Leave out the pictures and reproduce all of the data exactly.

[Given material]
------------------------------
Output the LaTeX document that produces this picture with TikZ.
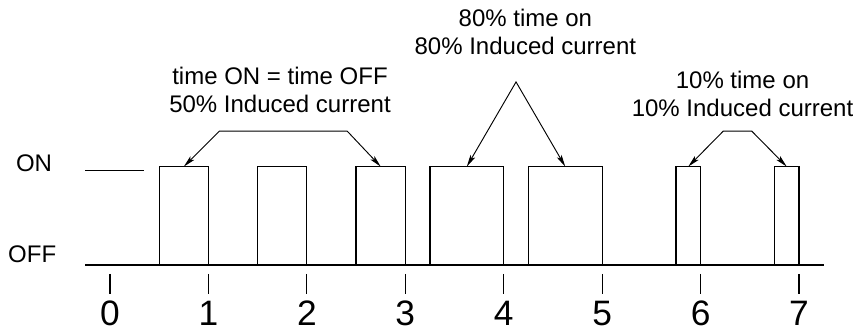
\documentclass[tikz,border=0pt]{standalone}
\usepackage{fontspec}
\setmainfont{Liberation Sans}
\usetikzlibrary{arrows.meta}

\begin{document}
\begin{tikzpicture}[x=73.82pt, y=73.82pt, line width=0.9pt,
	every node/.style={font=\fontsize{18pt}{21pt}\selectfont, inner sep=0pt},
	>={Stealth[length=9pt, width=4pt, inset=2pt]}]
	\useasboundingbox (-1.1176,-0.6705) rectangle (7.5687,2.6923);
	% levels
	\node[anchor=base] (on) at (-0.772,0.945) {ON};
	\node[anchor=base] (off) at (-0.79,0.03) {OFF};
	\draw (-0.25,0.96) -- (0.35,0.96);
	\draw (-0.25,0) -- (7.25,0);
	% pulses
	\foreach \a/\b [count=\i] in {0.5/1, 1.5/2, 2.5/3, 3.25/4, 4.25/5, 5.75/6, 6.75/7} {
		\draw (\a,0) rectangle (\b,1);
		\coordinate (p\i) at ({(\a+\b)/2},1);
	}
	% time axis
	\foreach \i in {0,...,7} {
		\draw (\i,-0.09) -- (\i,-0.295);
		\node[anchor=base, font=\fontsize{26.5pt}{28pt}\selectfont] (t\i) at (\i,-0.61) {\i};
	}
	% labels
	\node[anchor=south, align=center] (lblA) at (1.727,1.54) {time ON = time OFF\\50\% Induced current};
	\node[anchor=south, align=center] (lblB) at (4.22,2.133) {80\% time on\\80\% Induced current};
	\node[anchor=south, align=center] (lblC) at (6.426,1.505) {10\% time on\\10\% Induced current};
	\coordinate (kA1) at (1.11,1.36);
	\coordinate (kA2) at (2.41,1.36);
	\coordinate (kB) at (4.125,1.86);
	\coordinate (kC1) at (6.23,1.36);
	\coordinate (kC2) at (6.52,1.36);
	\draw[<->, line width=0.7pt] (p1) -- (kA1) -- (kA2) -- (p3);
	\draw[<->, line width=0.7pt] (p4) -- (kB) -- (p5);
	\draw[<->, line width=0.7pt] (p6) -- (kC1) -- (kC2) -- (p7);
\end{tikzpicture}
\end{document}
------------------------------
[Task solution]
Output the LaTeX document that produces this picture with TikZ.
\documentclass[tikz,border=0pt]{standalone}
\usepackage{fontspec}
\setmainfont{Liberation Sans}
\usetikzlibrary{arrows.meta}

\begin{document}
\begin{tikzpicture}[x=73.82pt, y=73.82pt, line width=0.9pt,
	every node/.style={font=\fontsize{18pt}{21pt}\selectfont, inner sep=0pt},
	>={Stealth[length=9pt, width=4pt, inset=2pt]}]
	\useasboundingbox (-1.1176,-0.6705) rectangle (7.5687,2.6923);
	% levels
	\node[anchor=base] (on) at (-0.772,0.945) {ON};
	\node[anchor=base] (off) at (-0.79,0.03) {OFF};
	\draw (-0.25,0.96) -- (0.35,0.96);
	\draw (-0.25,0) -- (7.25,0);
	% pulses
	\foreach \a/\b [count=\i] in {0.5/1, 1.5/2, 2.5/3, 3.25/4, 4.25/5, 5.75/6, 6.75/7} {
		\draw (\a,0) rectangle (\b,1);
		\coordinate (p\i) at ({(\a+\b)/2},1);
	}
	% time axis
	\foreach \i in {0,...,7} {
		\draw (\i,-0.09) -- (\i,-0.295);
		\node[anchor=base, font=\fontsize{26.5pt}{28pt}\selectfont] (t\i) at (\i,-0.61) {\i};
	}
	% labels
	\node[anchor=south, align=center] (lblA) at (1.727,1.54) {time ON = time OFF\\50\% Induced current};
	\node[anchor=south, align=center] (lblB) at (4.22,2.133) {80\% time on\\80\% Induced current};
	\node[anchor=south, align=center] (lblC) at (6.426,1.505) {10\% time on\\10\% Induced current};
	\coordinate (kA1) at (1.11,1.36);
	\coordinate (kA2) at (2.41,1.36);
	\coordinate (kB) at (4.125,1.86);
	\coordinate (kC1) at (6.23,1.36);
	\coordinate (kC2) at (6.52,1.36);
	\draw[<->, line width=0.7pt] (p1) -- (kA1) -- (kA2) -- (p3);
	\draw[<->, line width=0.7pt] (p4) -- (kB) -- (p5);
	\draw[<->, line width=0.7pt] (p6) -- (kC1) -- (kC2) -- (p7);
\end{tikzpicture}
\end{document}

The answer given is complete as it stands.